Sunday, May 01, 2011



“20 Authors under 40” – profile photos depicting the illustrations of those who inked it down, somewhere between their medical school training and insurance jobs. My mind scans in detail - that high collared shirt, that African American afro, that copper necklace.
Writers, I know them – there’s depth in every facet, there’s meaning in purchase choices, there’s a stretch of possibility, there’s a story, there’s a plot right there. There are words in a salesman’s vest, there are words in Fire alarms and cinema tickets, there are words in the mundane; carpools, laundry rooms, and clinics .I turn the page to the snippets of their interviews.

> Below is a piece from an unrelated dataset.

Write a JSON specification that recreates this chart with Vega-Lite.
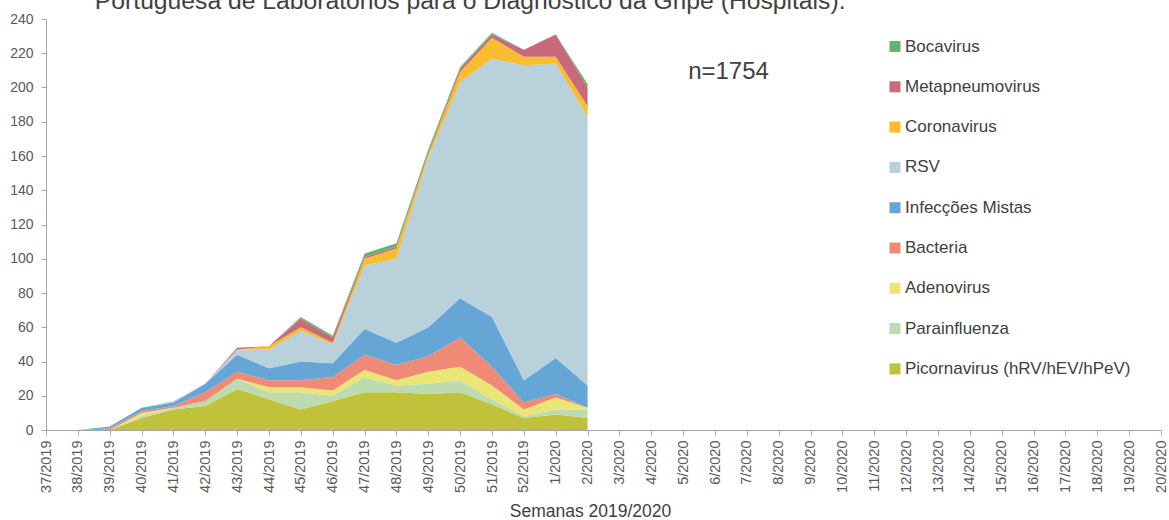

Where were you born? Washinton D.C
Where do you live now? San Francisco
Where were you born? Lima, Peru
Where do you live now? Oakland, California
Where were you born? Nigeria
Where do you live now? Columbia


In precision, I see them. Moving large pieces of furniture in their new apartments, washing dishes after their dozen takeout orders ran out, and stacking plastic bags into corners.
I see them, walking unto life as if on a straight line, a foreign beginning to an unprecedented end. And I see their words- definite, and new; emerging from inexplicable depths shadowing that straight line they walked on.
One life- and they’ve lived.
One life, and they’ve seen its heights when they waited alone in airports, and skimmed through newspapers with enlarged-metaphors for a name, only writers would scoff at; “ The sun” ,“ The spotlight”, and “ The Voice”.
One life, and they’ve had sharpened pencils everywhere, and they wrote as the neighbor told them about somebody else’s tragedy; and they wrote as they’ve heard ambulances on distant nights, and they wrote as they dropped orange peels from the window, and they wrote as they stepped on sewage systems, and they wrote while it rained, and they wrote some more.

And I envy them some more.
One life, and I walk upon circles.
One life, and I stretch experiences until they break on the rims.
One life, and the potential of words die down inside of me.
One life, and the only certainty I know, is how much I don’t.